Unlike other bankruptcy cases, a Chapter 9 case is dealt in a different way by bankruptcy courts. A Chapter 9 bankruptcy is exclusively designed for municipalities that include cities and towns, villages, counties, taxing districts, municipal utilities, and school districts. A municipality is a political subdivision or public agency or instrumentality of a State; and therefore its assets and debts should not offend constitutional guaranties of state sovereignty.
A chapter 9 bankruptcy judge is not selected by random from a qualified list. S/he is selected from the place of location of the bankruptcy court by the chief judge of the Court of Appeals of that place. This is for removing any political clout present in the case. Chapter 9 bankruptcy is considered as one of the most complex and rarest forms of bankruptcy because it is highly complex, larger in size and the parties involved, and the law treats these cases in a very different manner.

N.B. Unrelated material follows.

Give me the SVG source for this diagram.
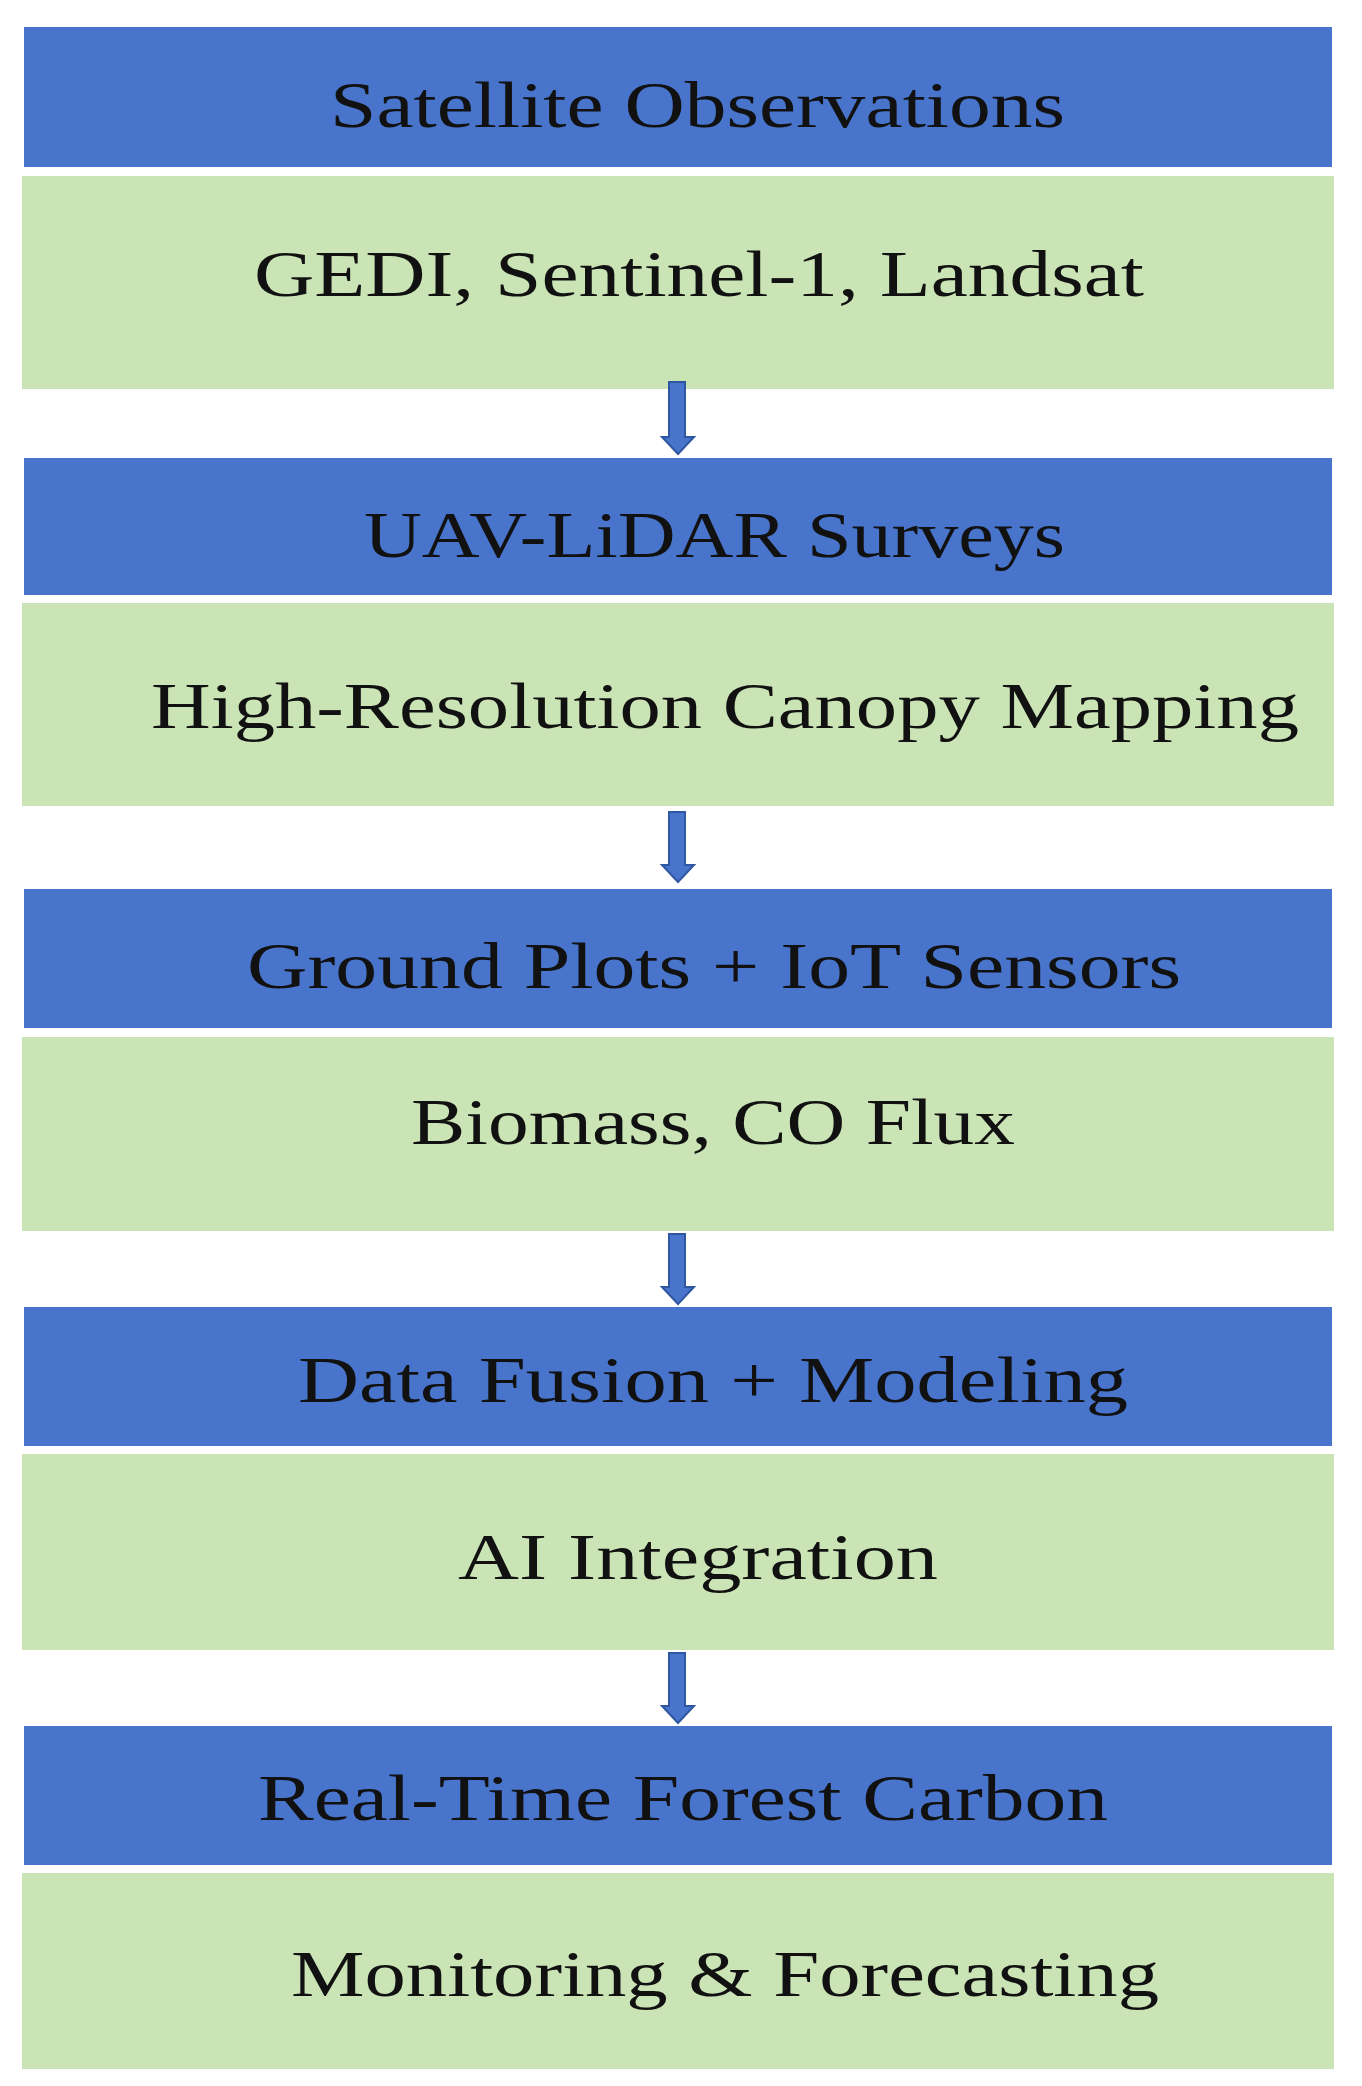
<svg xmlns="http://www.w3.org/2000/svg" width="1362" height="2086" viewBox="0 0 1362 2086">
<style>
.b{fill:#4874cb}.g{fill:#cae4b6}
text{font-family:"Liberation Serif",serif;font-size:66px;fill:#111}
.ar{fill:#4874cb;stroke:#2f56a0;stroke-width:2}
</style>
<rect width="1362" height="2086" fill="#fff"/>
<g id="n1"><rect class="b" x="24" y="27" width="1308" height="140"/><text x="330" y="127" textLength="735" lengthAdjust="spacingAndGlyphs">Satellite Observations</text></g>
<g id="n2"><rect class="g" x="22" y="176" width="1312" height="213"/><text x="254" y="296" textLength="890" lengthAdjust="spacingAndGlyphs">GEDI, Sentinel-1, Landsat</text></g>
<g id="n3"><rect class="b" x="24" y="458" width="1308" height="137"/><text x="364" y="557" textLength="701" lengthAdjust="spacingAndGlyphs">UAV-LiDAR Surveys</text></g>
<g id="n4"><rect class="g" x="22" y="603" width="1312" height="203"/><text x="151" y="728" textLength="1148" lengthAdjust="spacingAndGlyphs">High-Resolution Canopy Mapping</text></g>
<g id="n5"><rect class="b" x="24" y="889" width="1308" height="139"/><text x="247" y="988" textLength="934" lengthAdjust="spacingAndGlyphs">Ground Plots + IoT Sensors</text></g>
<g id="n6"><rect class="g" x="22" y="1037" width="1312" height="194"/><text x="411" y="1144" textLength="604" lengthAdjust="spacingAndGlyphs">Biomass, CO Flux</text></g>
<g id="n7"><rect class="b" x="24" y="1307" width="1308" height="139"/><text x="298" y="1402" textLength="830" lengthAdjust="spacingAndGlyphs">Data Fusion + Modeling</text></g>
<g id="n8"><rect class="g" x="22" y="1454" width="1312" height="196"/><text x="458" y="1579" textLength="480" lengthAdjust="spacingAndGlyphs">AI Integration</text></g>
<g id="n9"><rect class="b" x="24" y="1726" width="1308" height="139"/><text x="258" y="1820" textLength="850" lengthAdjust="spacingAndGlyphs">Real-Time Forest Carbon</text></g>
<g id="n10"><rect class="g" x="22" y="1873" width="1312" height="196"/><text x="291" y="1996" textLength="868" lengthAdjust="spacingAndGlyphs">Monitoring &amp; Forecasting</text></g>
<g id="connectors">
<path class="ar" d="M669 382h16v55h9l-16 17l-16-17h7z"/>
<path class="ar" d="M669 812h16v53h9l-16 17l-16-17h7z"/>
<path class="ar" d="M669 1234h16v53h9l-16 17l-16-17h7z"/>
<path class="ar" d="M669 1653h16v53h9l-16 17l-16-17h7z"/>
</g>
</svg>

The following criteria should be met by the municipality for receiving approval of bankruptcy
1. The municipality must comply with the applicable provisions of the Bankruptcy Code;
2. The plan must be proposed in good faith;
3. In case of utility districts, any applicable regulatory authorities must have approved rate changes;
4. All classes of creditors whose legal or equitable rights are altered must vote to accept the plan;
5. At least one impaired class must vote to accept the Plan. However, if an impaired class does not vote to accept a plan, the bankruptcy court can still approve the plan over that class’ dissenting vote, provided that the Plan is “fair and equitable.”